Diretor de Urbanismo da Associação de Moradores do Alto Gávea, Luiz Fernando Peña espera que, a exemplo do Alemão, a ocupação da Rocinha ocorra sem violência e, no futuro, ajude a valorizar os imóveis da região. Vice-presidente da Associação de Dirigentes de Empresas do Mercado Imobiliário (Ademi), Ruben Vasconcelos confirma os benefícios da chegada de uma UPP:

— Na Tijuca, o metro quadrado era vendido a R$ 1.800 e, hoje, bateu os R$ 6 mil. No caso da Rocinha, a valorização é certa. Quando for implantada a UPP, o metro quadrado da Praia de São Conrado vai bater o da Barra.

Colada no Engenhão, a Favela Belém- Belém é pequena, com cerca de 200 casas, e controlada por milícia. O mesmo grupo está numa favela próxima, a Fernão Cardim. Moradores e comerciantes das duas comunidades esperam que, com a pacificação, deixem de pagar taxa aos milicianos:

— Todo mês, as famílias pagam R$ 10 e os comerciantes R$ 20 para os milicianos — conta H.

Não muito distante do Engenhão, a Favela do Jacarezinho também está na rota da pacificação. Presidente da associação de moradores, o MC Serginho defende a população.

— O Jacarezinho é pacífico.
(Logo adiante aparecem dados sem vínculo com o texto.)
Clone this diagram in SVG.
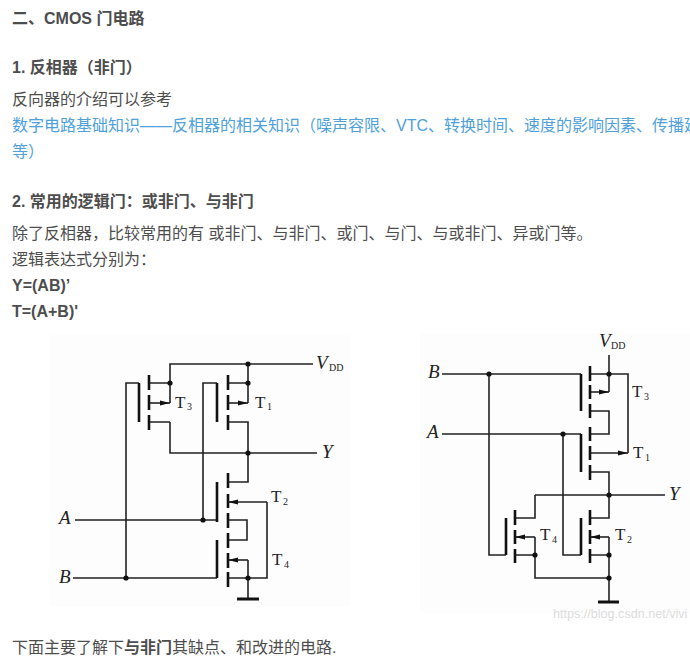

Aqui não tem agressão a policial, fechamento de rua — diz Serginho, que também luta pela inclusão social. — A comunidade está abandonada.

A Zona Oeste também está na lista de espera pela UPP. Na Favela do Fumacê, em Realengo, perto dos equipamentos olímpicos de Deodoro, os moradores querem a pacificação para evitar mortes como a de um jovem de 14 anos, atingido por bala perdida enquanto jogava bola:

— O povo aqui ia ficar muito feliz com a UPP — diz M.

Presidente da Federação de Favelas do Estado do Rio, Rossino Castro Diniz diz que as favelas não aguentam mais tráfico e milícia.

— O estado tem que fazer algo. Em 80% das favelas ainda há tráfico, só acabou o armamento ostensivo. Se isso não for corrigido, teremos problemas na Copa e nas Olimpíadas.